Evaluating Foresight: Fully-Fledged Evaluation of CTFP
The Foresight wave is growing. Interest in using Foresight exercises to inform policy-making in science, technology, and innovation (STI) is continuing to extend around the world. It now seems safe to say that this is no mere fashion.
The Foresight approach combines three elements: prospective (long-term) studies; planning (and priority-setting) inputs; and participative processes (engaging stakeholders and knowledge sources).
This combination of elements is well matched to the challenges currently confronting STI policy. These include increased emphasis on innovation as a tool for competitiveness and sustainability, alongside pressure on government and university budgets, uncertainty about environmental risks and ethical dimensions of new technologies, and a proliferation of opportunities for strategic R&D.
Foresight is liable to be needed more, rather than less, in years to come. If we need Foresight, then we need to learn about Foresight. This means going beyond merely the formal results of Foresight exercises, in terms of what forecasts and analyses of future opportunities and risks have been developed, or what plans have been proposed and priorities targeted. We also need to learn how best to design and deploy Foresight.
Foresight activities are demanding of time and resources, and it is important to ensure that these are well used. We are confronting big challenges, and the quality of Foresight will affect our readiness to address them. One lesson from the last decade or so of Foresight practice is that “one size does not fit all”. Different problems and contexts require different configurations of Foresight approaches. It is necessary to draw lessons not about “the” Foresight method, but about how Foresight approaches and techniques can be tailored to particular countries and circumstances. This means that evaluation of Foresight efforts is not just a matter of examining the efficiency of the activities.

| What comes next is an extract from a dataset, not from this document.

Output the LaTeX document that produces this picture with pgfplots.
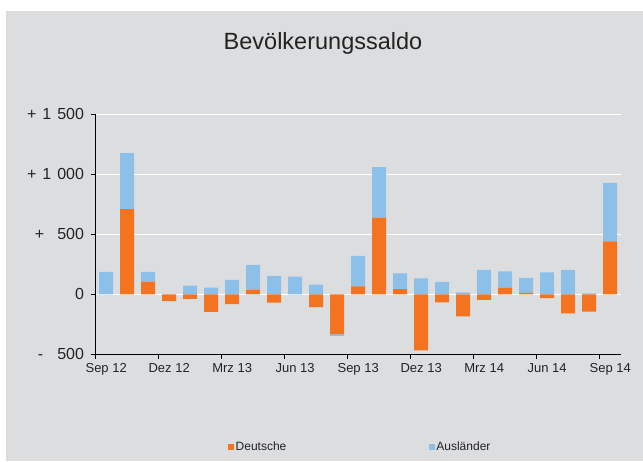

Evaluation must also consider their effectiveness in promoting change to meet the challenges confronting us, and it must take into account the creativity exercised in their design. Foresight must be fit for purpose. Simplistic benchmarking, that matches each feature of the programme against similar features in other countries, is not enough. It is important to relate the complex of activities pursued to the specific objectives of the programme. With such an approach to evaluation, the Colombian Technology Foresight Programme (CTFP) provides an excellent opportunity to draw lessons about how Foresight can be introduced and implemented, and what sorts of design challenges need to be tackled if Foresight is to meet the STI challenges.
For this reason, this study proposes the methodological framework and concept of fully-fledged evaluation of a (Foresight) programme as:
…a systematic process aimed at assessing the appropriateness and level of achievement of the programme’s objectives, its performance (using cost-benefit analysis), efficiency of organisational structure (i.e. approaches and methods) and effectiveness of implementation and aftercare. The process should assess the level of capacities and Foresight culture achieved; its national, sub-national and international reach; level of commitment of participants; and novelty and impact of its internal activities (i.e. studies and projects). In addition, with the aim of aligning a Foresight with the implementation environment, the evaluation should try to measure the impact on public and private policies and strategies; agendas of science, technology and innovation (STI) programmes and institutions; consolidation of research groups; consolidation of S&T capacities; and internationalisation of R&D. Finally, a fully-fledged evaluation of Foresight should also identify new products and services; new policy recommendations and research agendas; new processes and skills; new paradigms and visions; and new players.